> _Given instruction_
Output each entry below as it stands, leaving out every picture.

> _Source material_
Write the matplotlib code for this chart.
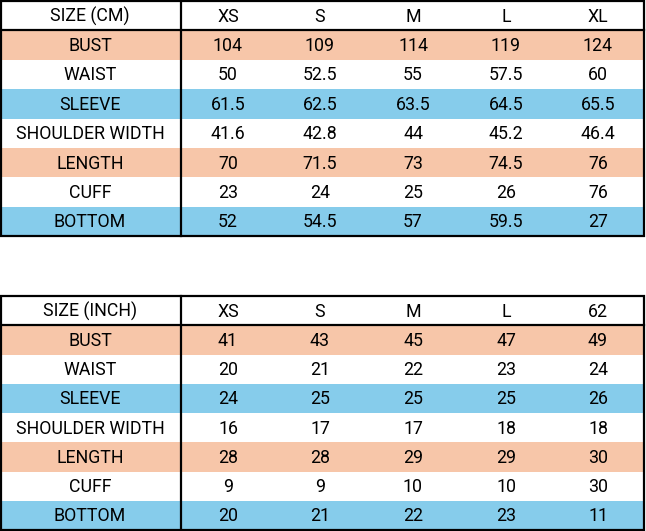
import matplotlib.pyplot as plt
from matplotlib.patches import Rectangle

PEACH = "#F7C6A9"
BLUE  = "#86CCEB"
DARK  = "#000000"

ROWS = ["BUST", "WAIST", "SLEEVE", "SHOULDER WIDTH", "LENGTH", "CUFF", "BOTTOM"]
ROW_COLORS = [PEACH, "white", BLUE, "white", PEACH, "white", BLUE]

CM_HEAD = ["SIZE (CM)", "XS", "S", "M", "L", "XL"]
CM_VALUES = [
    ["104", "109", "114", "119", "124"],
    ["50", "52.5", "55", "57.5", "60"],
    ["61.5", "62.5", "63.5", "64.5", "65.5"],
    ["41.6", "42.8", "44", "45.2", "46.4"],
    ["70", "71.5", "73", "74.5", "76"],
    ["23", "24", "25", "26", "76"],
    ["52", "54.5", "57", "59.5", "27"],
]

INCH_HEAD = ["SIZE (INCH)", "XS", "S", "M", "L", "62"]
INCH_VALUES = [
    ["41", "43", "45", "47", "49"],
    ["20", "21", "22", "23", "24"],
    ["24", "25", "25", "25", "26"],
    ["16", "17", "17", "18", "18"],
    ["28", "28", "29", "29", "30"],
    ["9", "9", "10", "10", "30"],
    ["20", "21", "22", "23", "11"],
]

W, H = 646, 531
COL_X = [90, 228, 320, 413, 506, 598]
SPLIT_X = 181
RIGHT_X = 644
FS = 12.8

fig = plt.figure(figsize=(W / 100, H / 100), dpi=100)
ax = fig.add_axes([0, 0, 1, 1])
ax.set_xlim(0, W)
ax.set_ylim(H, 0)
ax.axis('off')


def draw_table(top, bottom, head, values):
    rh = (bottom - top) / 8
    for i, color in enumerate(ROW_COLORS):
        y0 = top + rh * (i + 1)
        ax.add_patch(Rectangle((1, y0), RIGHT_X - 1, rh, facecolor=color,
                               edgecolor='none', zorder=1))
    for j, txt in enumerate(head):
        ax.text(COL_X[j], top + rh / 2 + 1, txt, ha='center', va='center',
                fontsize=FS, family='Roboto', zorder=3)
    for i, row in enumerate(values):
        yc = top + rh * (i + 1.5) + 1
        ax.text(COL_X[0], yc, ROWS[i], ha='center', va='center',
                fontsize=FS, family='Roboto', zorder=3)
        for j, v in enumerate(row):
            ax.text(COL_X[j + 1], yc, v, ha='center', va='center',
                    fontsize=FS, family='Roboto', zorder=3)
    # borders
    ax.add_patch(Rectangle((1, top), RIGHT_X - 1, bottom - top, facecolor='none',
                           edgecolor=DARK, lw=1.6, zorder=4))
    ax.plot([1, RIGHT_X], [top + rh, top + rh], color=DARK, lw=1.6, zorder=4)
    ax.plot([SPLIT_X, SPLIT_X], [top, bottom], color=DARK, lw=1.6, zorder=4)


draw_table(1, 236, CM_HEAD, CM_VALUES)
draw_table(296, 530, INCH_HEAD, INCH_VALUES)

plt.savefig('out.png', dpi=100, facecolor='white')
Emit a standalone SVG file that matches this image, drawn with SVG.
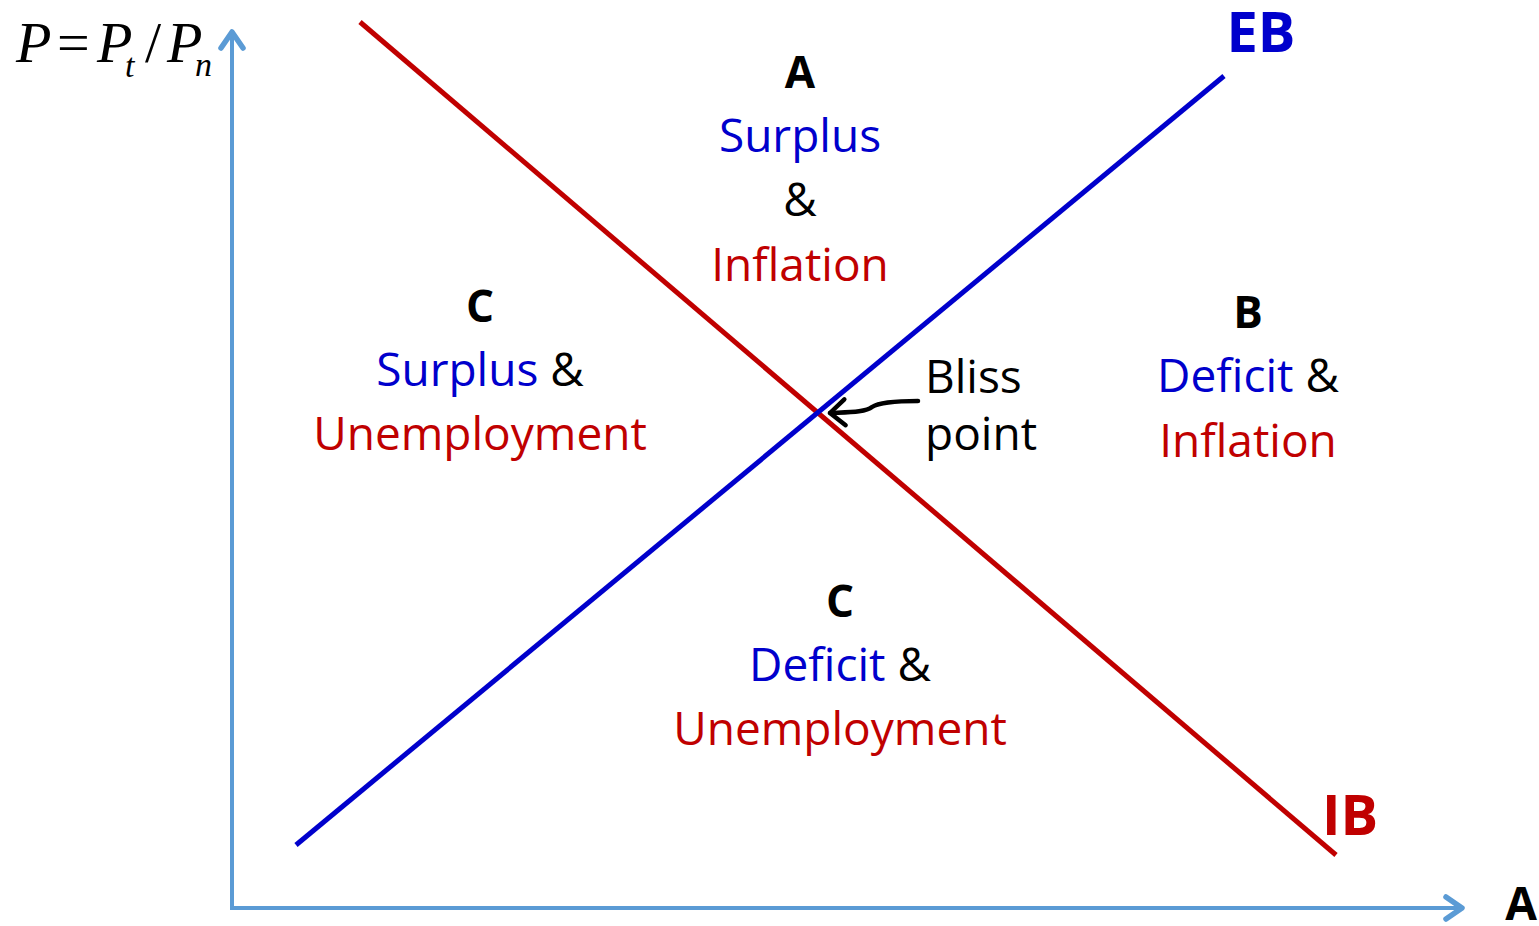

> _Task response_
Write the matplotlib code for this chart.
import matplotlib.pyplot as plt
from matplotlib.patches import Rectangle

PEACH = "#F7C6A9"
BLUE  = "#86CCEB"
DARK  = "#000000"

ROWS = ["BUST", "WAIST", "SLEEVE", "SHOULDER WIDTH", "LENGTH", "CUFF", "BOTTOM"]
ROW_COLORS = [PEACH, "white", BLUE, "white", PEACH, "white", BLUE]

CM_HEAD = ["SIZE (CM)", "XS", "S", "M", "L", "XL"]
CM_VALUES = [
    ["104", "109", "114", "119", "124"],
    ["50", "52.5", "55", "57.5", "60"],
    ["61.5", "62.5", "63.5", "64.5", "65.5"],
    ["41.6", "42.8", "44", "45.2", "46.4"],
    ["70", "71.5", "73", "74.5", "76"],
    ["23", "24", "25", "26", "76"],
    ["52", "54.5", "57", "59.5", "27"],
]

INCH_HEAD = ["SIZE (INCH)", "XS", "S", "M", "L", "62"]
INCH_VALUES = [
    ["41", "43", "45", "47", "49"],
    ["20", "21", "22", "23", "24"],
    ["24", "25", "25", "25", "26"],
    ["16", "17", "17", "18", "18"],
    ["28", "28", "29", "29", "30"],
    ["9", "9", "10", "10", "30"],
    ["20", "21", "22", "23", "11"],
]

W, H = 646, 531
COL_X = [90, 228, 320, 413, 506, 598]
SPLIT_X = 181
RIGHT_X = 644
FS = 12.8

fig = plt.figure(figsize=(W / 100, H / 100), dpi=100)
ax = fig.add_axes([0, 0, 1, 1])
ax.set_xlim(0, W)
ax.set_ylim(H, 0)
ax.axis('off')


def draw_table(top, bottom, head, values):
    rh = (bottom - top) / 8
    for i, color in enumerate(ROW_COLORS):
        y0 = top + rh * (i + 1)
        ax.add_patch(Rectangle((1, y0), RIGHT_X - 1, rh, facecolor=color,
                               edgecolor='none', zorder=1))
    for j, txt in enumerate(head):
        ax.text(COL_X[j], top + rh / 2 + 1, txt, ha='center', va='center',
                fontsize=FS, family='Roboto', zorder=3)
    for i, row in enumerate(values):
        yc = top + rh * (i + 1.5) + 1
        ax.text(COL_X[0], yc, ROWS[i], ha='center', va='center',
                fontsize=FS, family='Roboto', zorder=3)
        for j, v in enumerate(row):
            ax.text(COL_X[j + 1], yc, v, ha='center', va='center',
                    fontsize=FS, family='Roboto', zorder=3)
    # borders
    ax.add_patch(Rectangle((1, top), RIGHT_X - 1, bottom - top, facecolor='none',
                           edgecolor=DARK, lw=1.6, zorder=4))
    ax.plot([1, RIGHT_X], [top + rh, top + rh], color=DARK, lw=1.6, zorder=4)
    ax.plot([SPLIT_X, SPLIT_X], [top, bottom], color=DARK, lw=1.6, zorder=4)


draw_table(1, 236, CM_HEAD, CM_VALUES)
draw_table(296, 530, INCH_HEAD, INCH_VALUES)

plt.savefig('out.png', dpi=100, facecolor='white')
Emit a standalone SVG file that matches this image, drawn with SVG.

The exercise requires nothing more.